The Mirra Chair's Design Story
To create the Mirra Chair, Herman Miller teamed with Studio 7.5, a German design firm.
Composed of five designers — Claudia Plikat, Burkhard Schmitz, Nicolai Neubert, Carola Zwick, and Roland Zwick — Studio 7.5 has been involved for over 10 years in the design and development of products that improve the way people work.
They consider themselves "the grandchildren of the Eameses" and, like those pioneering designers, they are experts at observing how workers interact with their environments and finding ways to make that interaction more natural. Sharing a genuine passion for seating, they know seating as a science and work to bring it to another level.
Rather than relying on any individual in the firm, Studio 7.5 works as a team, without titles or hierarchy. The Mirra chair is a product of their collective imagination, talent, and persistence — along with a willingness to break the mold in order to create a chair that sets a new standard for comfort, fit, balanced ride, and visual refinement in its price range.
Studio 7.5 envisioned a chair that reacts to what people do. Part of the concept was to make the chair like a second skin, like a shadow of the sitter.
From this concept, Mirra's passive adjustability was born. From the TriFlex back to the AireWeave seat suspension to the Harmonic tilt, Mirra does just what Studio 7.5 worked to achieve: Just sit on it, and it fits. There are only a few adjustment controls, and they are designed to be very intuitive.
Mirra features common materials applied in original ways — such as the elastomeric seat suspension and molded polymer back that are used instead of foam and fabric. The relationship between materials and technology was optimized to achieve maximum performance with minimal materials.
User testing, benchmarking, focus groups, tilt performance studies, and other methods were used to ensure the chair meets customer needs and provides advanced ergonomic performance. For example, research over the years has shown that the biggest concern users have is back support. In fact, back issues account for the second highest number of work illnesses. The designers took this to heart and focused on the back as an area of differentiation.

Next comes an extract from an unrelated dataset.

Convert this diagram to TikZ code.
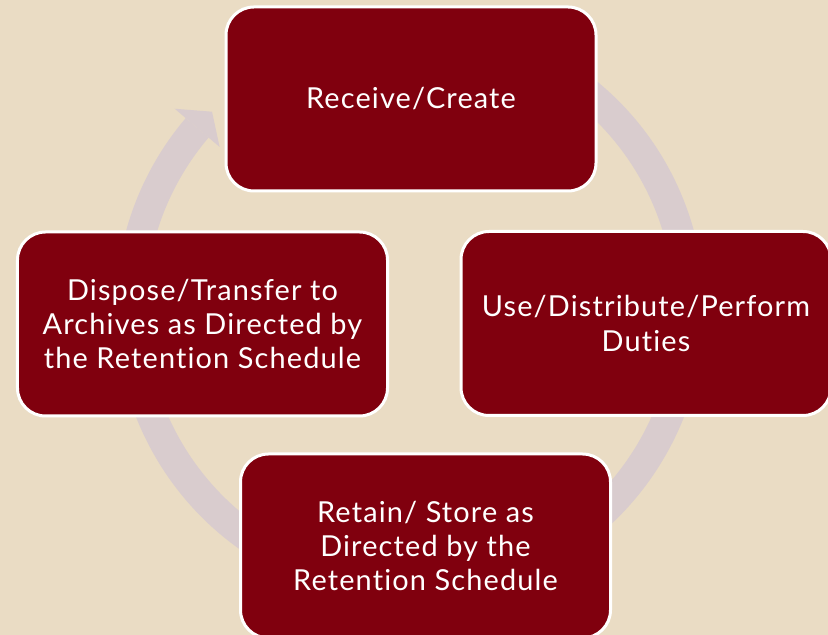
\documentclass[tikz,border=0pt]{standalone}
\usepackage{fontspec}
\setmainfont{Lato}[LetterSpace=4, Ligatures={NoCommon}]
\definecolor{bgbeige}{RGB}{234,220,196}
\definecolor{boxred}{RGB}{128,0,14}
\definecolor{arcgray}{RGB}{217,204,206}

\begin{document}
\begin{tikzpicture}[x=1bp, y=1bp,
    stage/.style={draw=white, line width=3bp, fill=boxred, rounded corners=28bp,
        minimum width=370bp, minimum height=184bp, inner sep=0pt,
        text=white, align=center, font=\fontsize{29}{34.5}\selectfont}]
    \fill [bgbeige] (0,0) rectangle (828,635);
    \useasboundingbox (0,0) rectangle (828,635);
    % circular arrow behind the stages
    \begin{scope}[shift={(410,326)}]
        \draw [arcgray, line width=30bp] (60:279.5) arc (60:-220.4:279.5);
        \fill [arcgray] (139.6:309) -- (135.1:279.5) -- (139.6:250) -- cycle;
    \end{scope}
    \node [stage] (receive) at (411,536) {Receive/Create};
    \node [stage] (use) at (646,311.5) {Use/Distribute/Perform\\Duties};
    \node [stage] (retain) at (425.5,89) {Retain/ Store as\\Directed by the\\Retention Schedule};
    \node [stage] (dispose) at (202.5,311) {Dispose/Transfer to\\Archives as Directed by\\the Retention Schedule};
\end{tikzpicture}
\end{document}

Herman Miller and Studio 7.5 also used results from the Civilian American and European Surface Anthropometry Resource (CAESAR) study, which surveyed body measurements of people aged 18-65, using the latest 3D technology. Data from the study — the first full-body, 3D surface anthropometry survey of the U.S. and Europe — helped ensure the chair fits people from the 5th percentile woman to the 95th percentile man.